Date: 30 Jul 1995 02:15:56 -0400
From: Greg Sharpe
Subject: Inverse Trig, Trig Equations

G'day!

   I have three trig-related questions. Would it be possible to include
explanations for solutions and some general rules? I am using Eudora on a
Macintosh and can read PICT files sent as attachments.

1) state the domain and range of

    y = 2 sin^-1 (2x+1)     and sketch the graph (if you support PICT files)

2) if f(x) = cos^-1 (-x) + cos^-1 (x), show that f'(x) = 0
   Hence determine the value of f(x)

3) solve 3sin (2x) = 2tan x,
      a) for 0<=x<=360
      b) give the general solution

Thanks,

Greg.


Date: 30 Jul 1995 12:36:42 -0400
From: Dr.
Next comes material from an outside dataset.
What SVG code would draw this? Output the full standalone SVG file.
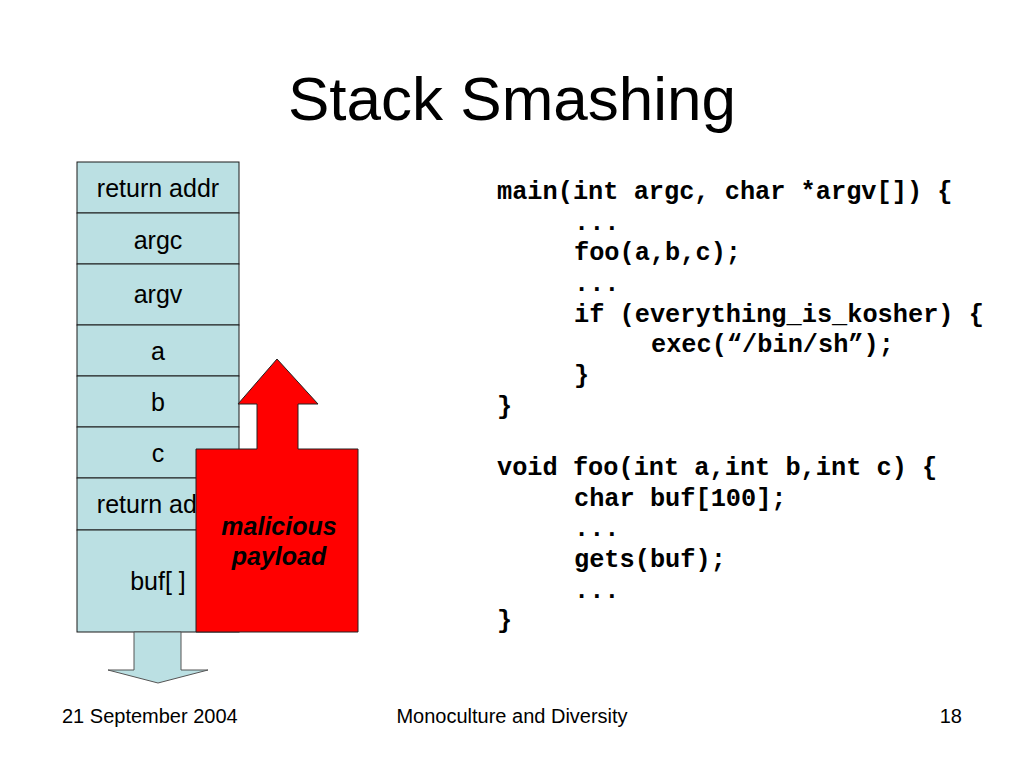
<svg xmlns="http://www.w3.org/2000/svg" width="1024" height="768" viewBox="0 0 1024 768">
<style>
.cell{fill:#BBE0E3;stroke:#1a1a1a;stroke-width:1}
.lbl{font-family:"Liberation Sans",Arial,sans-serif;font-size:25px;fill:#000;text-anchor:middle}
.code{font-family:"Liberation Mono","Courier New",monospace;font-size:25.3px;font-weight:bold;fill:#000}
.foot{font-family:"Liberation Sans",Arial,sans-serif;font-size:20px;fill:#000}
.pay{font-family:"Liberation Sans",Arial,sans-serif;font-size:25px;font-weight:bold;font-style:italic;fill:#000;text-anchor:middle}
</style>
<rect width="1024" height="768" fill="#fff"/>
<text x="512" y="120" font-family="Liberation Sans,Arial,sans-serif" font-size="62" text-anchor="middle">Stack Smashing</text>
<g id="stack">
<rect class="cell" x="77" y="162" width="162" height="51"/>
<rect class="cell" x="77" y="213" width="162" height="51"/>
<rect class="cell" x="77" y="264" width="162" height="61"/>
<rect class="cell" x="77" y="325" width="162" height="51"/>
<rect class="cell" x="77" y="376" width="162" height="51"/>
<rect class="cell" x="77" y="427" width="162" height="51"/>
<rect class="cell" x="77" y="478" width="162" height="52"/>
<rect class="cell" x="77" y="530" width="162" height="102"/>
<text class="lbl" x="158" y="197">return addr</text>
<text class="lbl" x="158" y="249">argc</text>
<text class="lbl" x="158" y="303">argv</text>
<text class="lbl" x="158" y="360">a</text>
<text class="lbl" x="158" y="411">b</text>
<text class="lbl" x="158" y="462">c</text>
<text class="lbl" x="158" y="513">return addr</text>
<text class="lbl" x="158" y="590">buf[ ]</text>
</g>
<g id="connectors">
<polygon points="134,632 181,632 181,670 208,670 158,683 108,670 134,670" fill="#BBE0E3" stroke="#555" stroke-width="1"/>
</g>
<g id="payload">
<polygon points="257,449 257,404 238,404 277,359 318,404 298,404 298,449 358,449 358,632 196,632 196,449" fill="#FF0000" stroke="#222" stroke-width="1"/>
<text class="pay" x="279" y="535">malicious</text>
<text class="pay" x="279" y="565">payload</text>
</g>
<g id="code">
<text class="code" x="497" y="199">main(int argc, char *argv[]) {</text>
<text class="code" x="574" y="229.5">...</text>
<text class="code" x="574" y="260">foo(a,b,c);</text>
<text class="code" x="574" y="291">...</text>
<text class="code" x="574" y="321.5">if (everything_is_kosher) {</text>
<text class="code" x="651" y="352">exec(“/bin/sh”);</text>
<text class="code" x="574" y="383">}</text>
<text class="code" x="497" y="413.5">}</text>
<text class="code" x="497" y="475">void foo(int a,int b,int c) {</text>
<text class="code" x="574" y="505.5">char buf[100];</text>
<text class="code" x="574" y="536">...</text>
<text class="code" x="574" y="567">gets(buf);</text>
<text class="code" x="574" y="597.5">...</text>
<text class="code" x="497" y="628">}</text>
</g>
<g id="footer">
<text class="foot" x="62" y="723">21 September 2004</text>
<text class="foot" x="512" y="723" text-anchor="middle">Monoculture and Diversity</text>
<text class="foot" x="962" y="723" text-anchor="end">18</text>
</g>
</svg>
Ken
Subject: Re: Inverse Trig, Trig Equations

Hello there!

>1) state the domain and range of  y = 2 sin^-1 (2x+1)     

Probably the easiest way to do this problem is to piece it together from
what you already know about the Sin^-1 function.  The graph of the Sin^-1
function is only defined between -1 and 1, right?  That's because Sine can
only output values between -1 and 1.  The range of Sin^-1 is -Pi/2 to Pi/2.  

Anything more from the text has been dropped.